Another popular item at CES this year was autonomous cars. There was a whole parking lot dedicated to cars driving around without human drivers. I didn’t snag any pictures, but it’s a good indication of how much money is being put behind driverless technology.
Did I mention there were TVs? There are always TVs at CES. Lots of them. This year’s big innovation was a TV as thick as 3 quarters stacked up. Impressive, though I’m not entirely sure it’ll be in my home anytime soon. Yeah, I’m pretty sure.
There were Star Wars drones amongst the sea of drones.
And, Kodak even made an appearance with a camera smartphone that took exceptional pictures.
Finally, there was….virtual reality porn. We probably would have missed it since it wasn’t on the main floor. We saw three girls walk by us with t-shirts on that said “Naughty America VR. Come see us in S115”. I didn’t immediately know what it was. Thankfully, one of my colleagues clarified that Naughty America is a porn site. He might have clarified it a bit too quickly, if you know what I mean. He says he heard about it from a friend. 😉
Anyway, we hunted down the room which was truly buried. Shockingly, there were a decent number of men standing in line to try out VR porn. Oddly, no women…..

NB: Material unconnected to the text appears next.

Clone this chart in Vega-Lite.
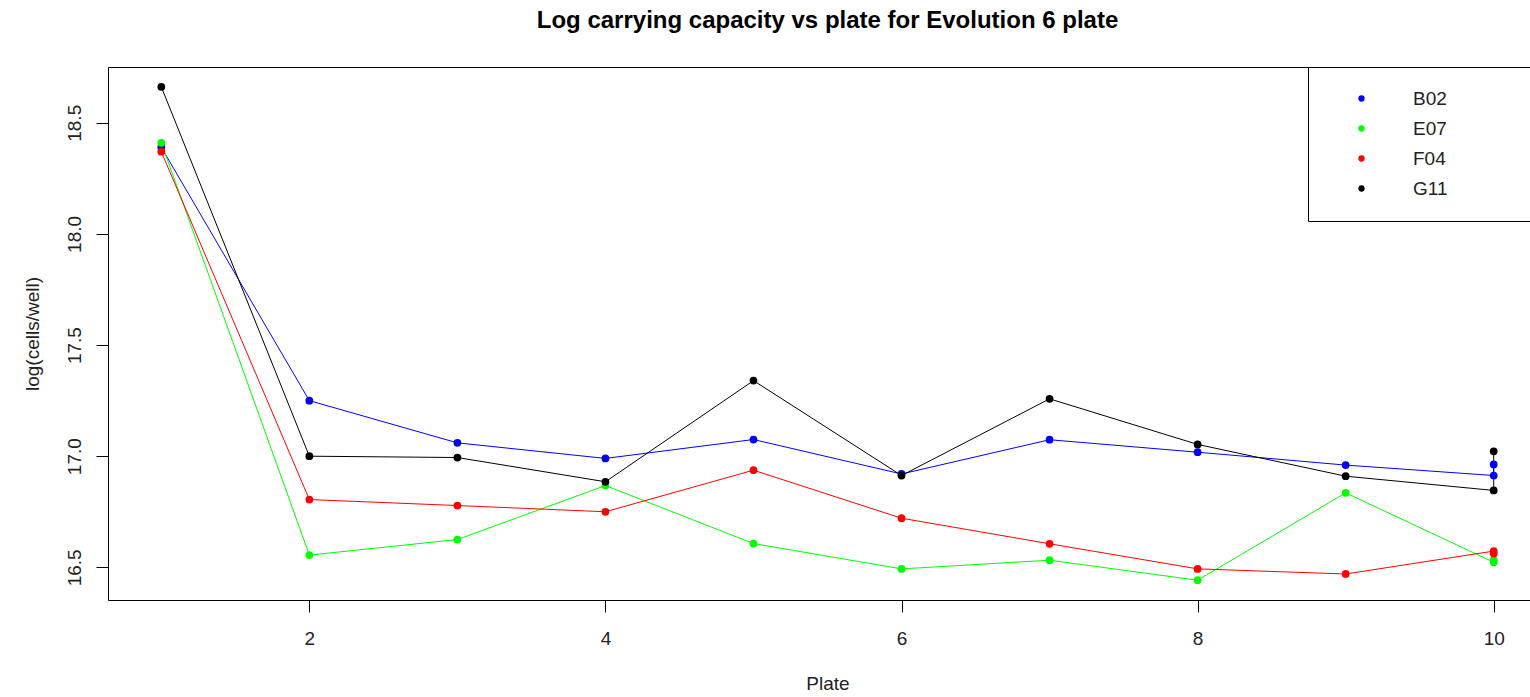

For those wondering about such things, I did take a peek. I still don’t love VR headsets as I need to wear them without my glasses. The quality of the video was somewhere between standard definition and high definition. If you’re expecting incredible image quality, you’ll need to wait a few years. Underwhelming, but our curiosity definitely wouldn’t let us leave without “analyzing the technology”.
The Final Two Pennies
I’m glad I attended, even if I don’t think I saw that “one great thing”. It’s interesting to see what changes from year to year. I’m happy to answer any questions about the items above.
If you’ve never been to the Consumer Electronics Show, it’s worth doing at least once. Maybe not every year, like me. But, there’s an unbelievable amount to see. Truly something for everyone.